Begin
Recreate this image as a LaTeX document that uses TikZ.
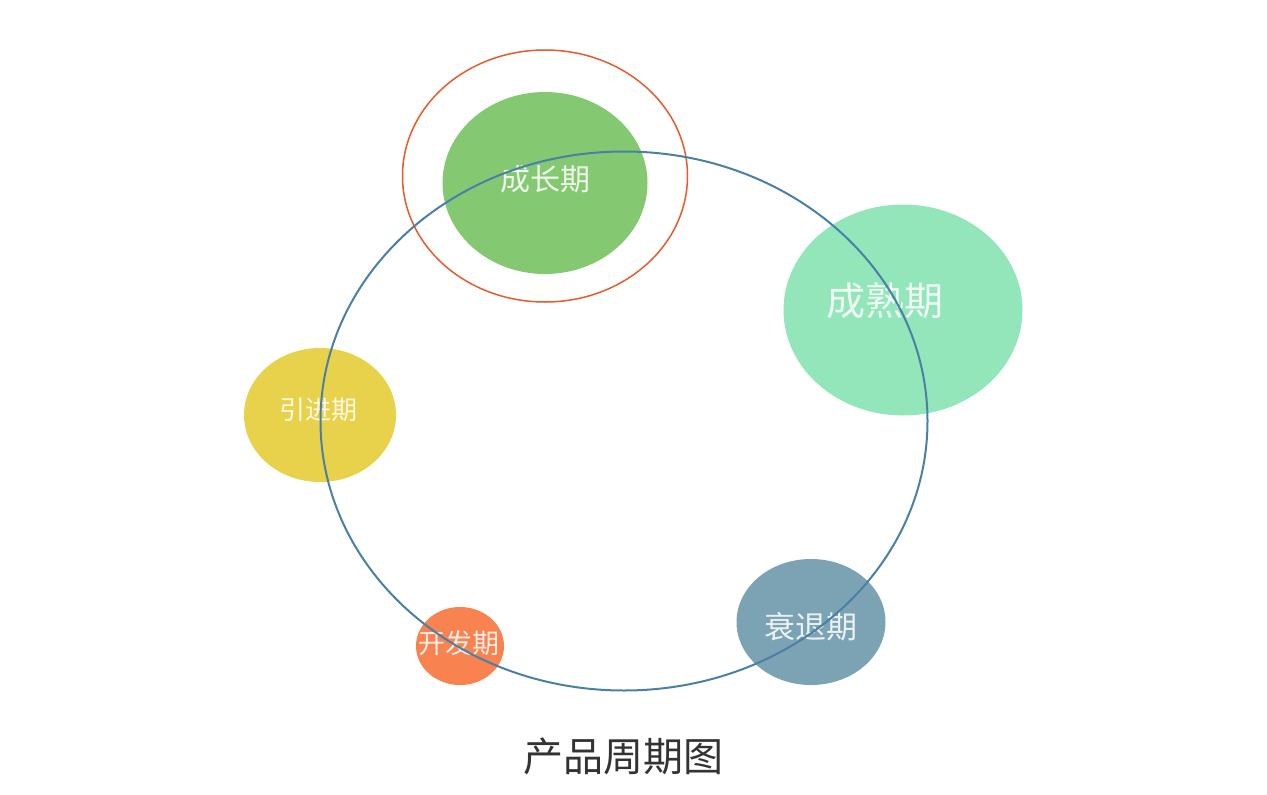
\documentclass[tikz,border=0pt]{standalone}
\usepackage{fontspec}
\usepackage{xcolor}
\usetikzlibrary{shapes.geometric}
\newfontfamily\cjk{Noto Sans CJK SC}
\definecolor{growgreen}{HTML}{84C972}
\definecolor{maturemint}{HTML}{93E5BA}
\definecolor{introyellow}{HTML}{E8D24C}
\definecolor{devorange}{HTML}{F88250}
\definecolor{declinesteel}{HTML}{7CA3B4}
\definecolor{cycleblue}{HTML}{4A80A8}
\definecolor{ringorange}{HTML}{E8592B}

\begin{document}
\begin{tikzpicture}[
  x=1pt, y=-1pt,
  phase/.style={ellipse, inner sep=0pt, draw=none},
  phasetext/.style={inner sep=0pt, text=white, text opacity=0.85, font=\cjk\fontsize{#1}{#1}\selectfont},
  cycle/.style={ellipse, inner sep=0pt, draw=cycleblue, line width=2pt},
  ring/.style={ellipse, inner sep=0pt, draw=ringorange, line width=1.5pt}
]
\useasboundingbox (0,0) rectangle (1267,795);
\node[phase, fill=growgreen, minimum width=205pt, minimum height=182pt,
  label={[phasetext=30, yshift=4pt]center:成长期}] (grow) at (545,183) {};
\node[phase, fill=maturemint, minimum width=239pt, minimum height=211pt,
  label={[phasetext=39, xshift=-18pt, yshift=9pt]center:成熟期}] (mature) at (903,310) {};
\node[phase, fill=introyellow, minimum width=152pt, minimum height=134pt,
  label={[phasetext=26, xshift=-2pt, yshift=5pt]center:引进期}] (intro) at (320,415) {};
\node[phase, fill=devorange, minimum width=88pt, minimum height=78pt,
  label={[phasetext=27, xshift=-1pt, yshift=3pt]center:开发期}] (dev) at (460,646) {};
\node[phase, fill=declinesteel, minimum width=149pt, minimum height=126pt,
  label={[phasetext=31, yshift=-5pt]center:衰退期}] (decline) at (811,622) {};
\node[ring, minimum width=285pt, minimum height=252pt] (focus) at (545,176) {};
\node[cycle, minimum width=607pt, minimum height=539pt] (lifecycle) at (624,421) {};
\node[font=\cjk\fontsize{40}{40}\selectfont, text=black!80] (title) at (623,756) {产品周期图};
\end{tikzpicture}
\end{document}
End
Begin
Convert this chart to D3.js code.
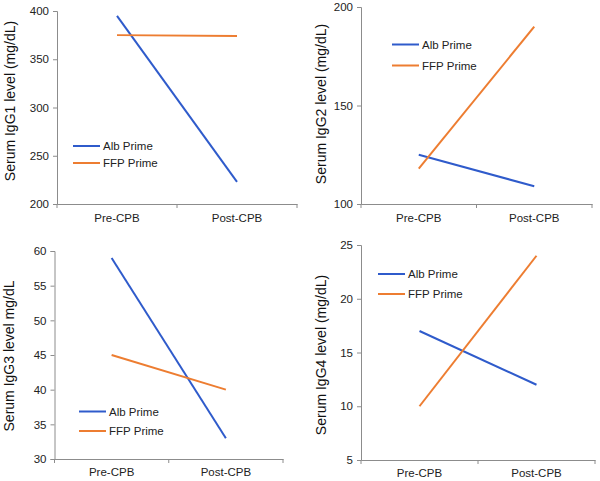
End
# EXERCISE DESCRIPTION:
Examine the records and pull out every line where the string "this" occurs.

# FINAL RESULT:
Recreate this image as a LaTeX document that uses TikZ.
Convert this chart to D3.js code.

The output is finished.